Bright but naïve Wilby Daniels is a teenager whose science experiments cause him a lot of trouble. At the same time, his father doesn’t understand him and his friend Buzz Miller takes advantage of him. However, a foreign girl named Francessca moves in next door with her adoptive father, butler and sheepdog. Following a trip to the museum with Francessca and the dog, Wilby discovers a ring that fell into his pocket and allows him to turn into a sheepdog himself. Now, he must perform an act of heroism or the transformation will come and go unpredictably.


While it was one of the highest-grossing Disney films of the 1950s, The Shaggy Dog really isn’t all that great of a film. It has some good ideas and a great concept, but outside of the humor, the film largely falls very flat. The initial idea of a boy who turns back and forth into a dog at random intervals can be fodder for a film that could go in many different directions. However, it feels like the film chose to try all those directions instead of sticking with just one. As a result, the final product ends up being a bland mess, with an overall feeling that the filmmakers really didn’t know what they wanted to do. The main plot is Wilby turning into a dog and trying to do something heroic so he can permanently become human again. What should happen is a little bit of trying to figure out what to do while human while working to keep up an air of normalcy and then attempting to do so while a dog. However, what the audience ends up getting is Wilby trying too many times to get out of dog form until he uncovers the espionage plot. It really could have been cut down by at least half an hour

That sense of pacing to try and make the whole film cover the hour and 45 minutes it spans really hurts the film as well. Had the film been about an hour long, with Wilby being introduced, his being turned into a dog happening and then doing some brainstorming before uncovering the aforementioned espionage plot and solving it, it’s possible this film could have been quite a lot better. However, the film waits far too long to bring about Wilby’s initial transformation and then waits far too long for him to stumble upon the plot he uses for his heroic deed. Between these two points, the film just plods along merely attempting to fill time.

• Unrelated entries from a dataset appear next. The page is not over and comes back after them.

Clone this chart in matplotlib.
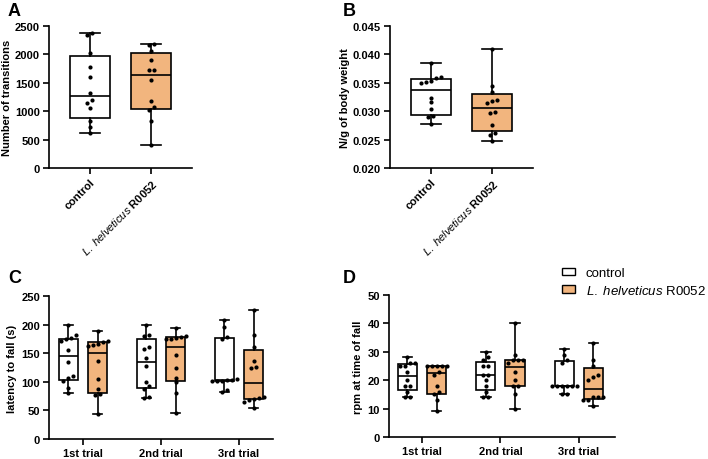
import numpy as np
import matplotlib.pyplot as plt
from matplotlib.patches import Patch

plt.rcParams['font.family'] = ['Liberation Sans', 'DejaVu Sans']
plt.rcParams['mathtext.fontset'] = 'custom'
plt.rcParams['mathtext.it'] = 'Liberation Sans:italic'
plt.rcParams['mathtext.rm'] = 'Liberation Sans'

# labels
groups = ['control', r'$\mathit{L.}$ $\mathit{helveticus}$ R0052']
trials = ['1st trial', '2nd trial', '3rd trial']

# A: number of transitions
trans_ctrl = [2376, 2341, 2024, 1783, 1602, 1326, 1197, 1140, 1050, 827, 728, 610]
trans_lh = [2180, 2165, 2055, 1905, 1730, 1725, 1555, 1185, 1070, 1020, 822, 412]

# B: grip strength, N/g of body weight
grip_ctrl = [0.0384, 0.0361, 0.0358, 0.0354, 0.0352, 0.0350, 0.0324, 0.0316,
             0.0303, 0.0291, 0.0290, 0.0278]
grip_lh = [0.0409, 0.0344, 0.0333, 0.0320, 0.0318, 0.0314, 0.0298, 0.0296,
           0.0276, 0.0262, 0.0258, 0.0248]

# C: latency to fall (s), one list per trial
lat_ctrl = [
    [200, 182, 176, 174, 172, 155, 134, 111, 106, 102, 90, 80],
    [200, 182, 180, 161, 158, 142, 127, 99, 92, 88, 73, 72],
    [208, 196, 178, 175, 105, 104, 103, 102, 102, 101, 85, 83],
]
lat_lh = [
    [188, 171, 170, 166, 164, 162, 137, 105, 88, 79, 77, 43],
    [194, 180, 178, 176, 175, 174, 147, 124, 107, 99, 80, 45],
    [225, 182, 161, 136, 126, 124, 73, 72, 70, 69, 64, 54],
]

# D: rpm at time of fall
rpm_ctrl = [
    [28, 26, 26, 25, 25, 23, 20, 18, 18, 16, 14, 14],
    [30, 28, 27, 25, 25, 22, 22, 20, 18, 16, 14, 14],
    [31, 29, 27, 26, 18, 18, 18, 18, 18, 18, 15, 15],
]
rpm_lh = [
    [25, 25, 25, 25, 25, 23, 22, 18, 16, 15, 13, 9],
    [40, 29, 27, 27, 27, 26, 23, 20, 18, 18, 15, 10],
    [33, 27, 25, 22, 21, 20, 14, 14, 14, 13, 13, 11],
]

orange = '#F2B57E'


def box_stats(vals):
    v = np.asarray(vals, dtype=float)
    q1, med, q3 = np.percentile(v, [25, 50, 75], method='weibull')
    return dict(med=med, q1=q1, q3=q3, whislo=v.min(), whishi=v.max())


def spread_x(ax, x0, vals, step_px=5.0, tol_px=4.0):
    # put overlapping dots side by side, like a scatter dot plot
    pts = ax.transData.transform(np.column_stack([np.full(len(vals), x0), vals]))
    order = np.argsort(pts[:, 1])
    xs = pts[:, 0].copy()
    clusters = [[order[0]]]
    for i in order[1:]:
        if pts[i, 1] - pts[clusters[-1][-1], 1] < tol_px:
            clusters[-1].append(i)
        else:
            clusters.append([i])
    for c in clusters:
        n = len(c)
        for k, i in enumerate(c):
            xs[i] += (k - (n - 1) / 2) * step_px
    back = ax.transData.inverted().transform(np.column_stack([xs, pts[:, 1]]))
    return back[:, 0]


def draw_group(ax, pos, vals, color, width):
    ax.bxp([box_stats(vals)], positions=[pos], widths=width, capwidths=width * 0.5,
           showfliers=False, patch_artist=True,
           boxprops=dict(facecolor=color, edgecolor='black', linewidth=1.2),
           medianprops=dict(color='black', linewidth=1.2),
           whiskerprops=dict(color='black', linewidth=1.2),
           capprops=dict(color='black', linewidth=1.2), manage_ticks=False)
    xs = spread_x(ax, pos, vals)
    ax.scatter(xs, vals, s=9, color='black', zorder=5, linewidths=0)


def style(ax):
    for s in ['top', 'right']:
        ax.spines[s].set_visible(False)
    for s in ['left', 'bottom']:
        ax.spines[s].set_linewidth(1.2)
    ax.tick_params(direction='out', length=4, width=1.2, labelsize=8, pad=2.5)
    for t in ax.get_xticklabels() + ax.get_yticklabels():
        t.set_fontweight('bold')


fig = plt.figure(figsize=(7.08, 4.6), dpi=100)
W, H = 708, 460


def px_axes(l, r, t, b):
    return fig.add_axes([l / W, 1 - b / H, (r - l) / W, (b - t) / H])


axA = px_axes(49, 192, 27, 169)
axB = px_axes(390, 533, 27, 169)
axC = px_axes(49, 273, 297, 440)
axD = px_axes(389, 615, 296, 438)

# A and B
for ax, ctrl, lh, ylim, yticks, ylabel in [
        (axA, trans_ctrl, trans_lh, (0, 2500), np.arange(0, 2501, 500), 'Number of transitions'),
        (axB, grip_ctrl, grip_lh, (0.020, 0.045), np.arange(0.020, 0.0451, 0.005), 'N/g of body weight')]:
    ax.set_xlim(-0.672, 1.672)
    ax.set_ylim(*ylim)
    ax.set_yticks(yticks)
    draw_group(ax, 0, ctrl, 'white', 0.65)
    draw_group(ax, 1, lh, orange, 0.65)
    ax.set_xticks([0, 1])
    ax.set_xticklabels(groups, rotation=45, ha='right', rotation_mode='anchor')
    ax.set_ylabel(ylabel, fontsize=8, fontweight='bold', labelpad=2)
    style(ax)
axB.yaxis.set_major_formatter(plt.FormatStrFormatter('%.3f'))
style(axB)

# C and D
for ax, ctrl, lh, xlim, ylim, yticks, ylabel in [
        (axC, lat_ctrl, lat_lh, (-0.436, 2.436), (0, 250), np.arange(0, 251, 50), 'latency to fall (s)'),
        (axD, rpm_ctrl, rpm_lh, (-0.42, 2.46), (0, 50), np.arange(0, 51, 10), 'rpm at time of fall')]:
    ax.set_xlim(*xlim)
    ax.set_ylim(*ylim)
    ax.set_yticks(yticks)
    for i in range(len(trials)):
        draw_group(ax, i - 0.186, ctrl[i], 'white', 0.244)
        draw_group(ax, i + 0.186, lh[i], orange, 0.244)
    ax.set_xticks(range(len(trials)))
    ax.set_xticklabels(trials)
    ax.set_ylabel(ylabel, fontsize=8, fontweight='bold', labelpad=3)
    style(ax)

# panel letters
for letter, x, y in [('A', 8, 3), ('B', 343, 3), ('C', 8, 270), ('D', 343, 270)]:
    fig.text(x / W, 1 - y / H, letter, fontsize=13, fontweight='bold', va='top')

handles = [Patch(facecolor='white', edgecolor='black', linewidth=1.0),
           Patch(facecolor=orange, edgecolor='black', linewidth=1.0)]
fig.legend(handles, groups, loc='upper left', bbox_to_anchor=(562 / W, 1 - 268 / H),
           frameon=False, fontsize=9.5, handlelength=1.0, handleheight=0.5,
           handletextpad=0.8, labelspacing=0.35, borderaxespad=0, borderpad=0)

fig.savefig('out.png', dpi=100)
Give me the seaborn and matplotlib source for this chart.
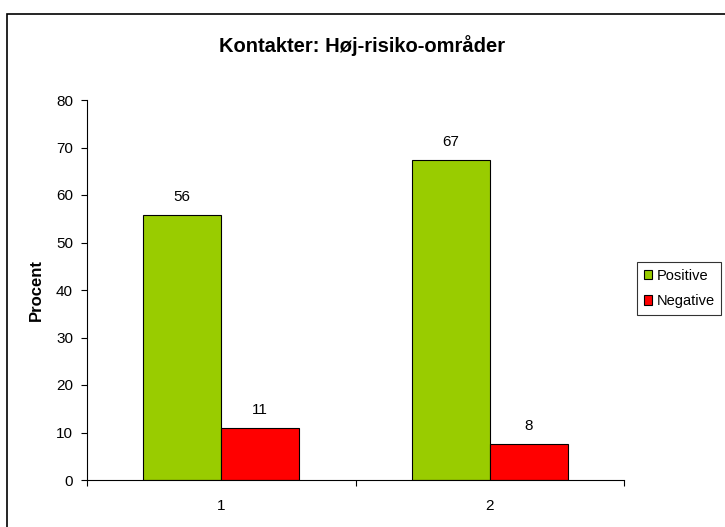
import pandas as pd
import matplotlib.pyplot as plt
import seaborn as sns
from matplotlib.patches import Rectangle

# data
groups = ["1", "2"]
positive = [55.7, 67.3]
negative = [10.9, 7.6]
series_names = ["Positive", "Negative"]
palette = ["#99CC00", "#FF0000"]

df = pd.DataFrame({
    "gruppe": groups * 2,
    "serie": [series_names[0]] * 2 + [series_names[1]] * 2,
    "procent": positive + negative,
})

sns.set_style("white")
plt.rcParams['font.family'] = ['Liberation Sans', 'DejaVu Sans']
plt.rcParams.update({"text.color": "black", "axes.labelcolor": "black",
                     "xtick.color": "black", "ytick.color": "black"})

fig = plt.figure(figsize=(7.25, 5.27), dpi=100)
ax = fig.add_axes([87 / 725, 47 / 527, (624 - 87) / 725, 380 / 527])

sns.barplot(data=df, x="gruppe", y="procent", hue="serie", palette=palette,
            width=0.58, gap=0, edgecolor="black", linewidth=0.8,
            saturation=1, ax=ax)

# value labels
for cont in ax.containers:
    ax.bar_label(cont, labels=[f"{v:.0f}" for v in cont.datavalues],
                 padding=8, fontsize=11)

ax.set_ylim(0, 80)
ax.set_xlim(-0.5, 1.5)
ax.set_yticks(range(0, 81, 10))
ax.set_xlabel("")
ax.set_ylabel("Procent", fontsize=12, fontweight="bold")
ax.yaxis.set_label_coords(-0.080, 0.5)

# title centred on the whole chart
fig.text(362.5 / 725, 1 - 46 / 527, "Kontakter: Høj-risiko-områder",
         fontsize=14.5, fontweight="bold", ha="center", va="center")

for s in ["top", "right"]:
    ax.spines[s].set_visible(False)
ax.spines["left"].set_color("black")
ax.spines["bottom"].set_color("black")
ax.spines["left"].set_linewidth(0.8)
ax.spines["bottom"].set_linewidth(0.8)

ax.tick_params(axis="y", which="major", direction="out", length=4,
               width=0.8, left=True, labelsize=11, pad=6)
ax.tick_params(axis="x", which="major", length=0, labelsize=11, pad=14)
ax.set_xticks([-0.5, 0.5, 1.5], minor=True)
ax.tick_params(axis="x", which="minor", direction="out", length=4,
               width=0.8, bottom=True)

ax.legend(loc="upper left", bbox_to_anchor=(637 / 725, 1 - 262 / 527),
          bbox_transform=fig.transFigure, frameon=True, fancybox=False,
          edgecolor="black", fontsize=10.5, handlelength=0.6,
          handleheight=0.6, handletextpad=0.3, borderpad=0.45,
          labelspacing=0.8, borderaxespad=0)
ax.get_legend().get_frame().set_linewidth(0.8)

# outer chart border
fig.patches.append(Rectangle((7 / 725, -0.05), 1.0, 1 - 14 / 527 + 0.05,
                             transform=fig.transFigure, fill=False,
                             edgecolor="black", linewidth=1.2))

fig.savefig("out.png", dpi=100)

But even apart from the pacing and poorly executed plot, the characters aren’t even all that great either. Wilby is just a putz all around, putting up with his friend picking on him and pretty much whining the whole way through when nothing goes his way. At the same time, Buzz and Wilby’s brother, Moochie, are generally annoying and Wilson, Wilby’s father, doesn’t have any redeeming traits at all. Wilson is the first character seen in the film and espouses a severe hatred of dogs because he’s a mailman with an allergy to them and when he finds that his son changes into a dog, he immediately goes to the authorities. By the end of the film he has a change of heart and ends up loving dogs, but only because of public perception due to him getting a commendation for foiling a spy ring. Sure he has a supposed realization that his hatred of dogs hasn’t gotten him anywhere, but with the way the character has acted throughout, that doesn’t feel quite genuine.

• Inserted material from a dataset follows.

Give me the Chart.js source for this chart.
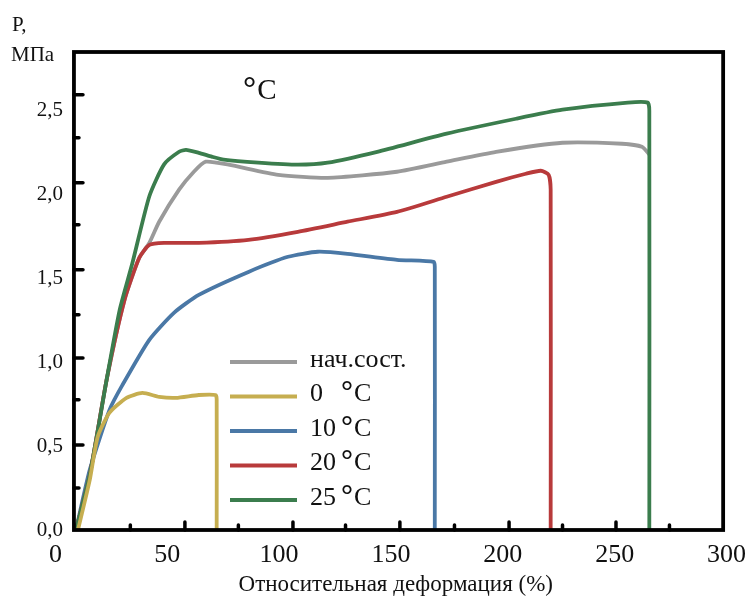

Notably, what this film is remembered for the most isn’t its plot, but its humor, seen at one point when Wilby launches a rocket through his house and flatly says he wishes he was on it after getting a glare from Wilson. Honestly, the film does succeed with most of its humor with the most memorable funny moment being the final chase where Wilby steals Buzz’s car as a dog and follows the spies. Two cops alert their chief that they’re chasing a dog who stole a car and the chief sends two other officers to arrest them with Wilby then taking the car belonging to the first two officers. It’s a great, humorous and memorable moment in an otherwise forgettable film.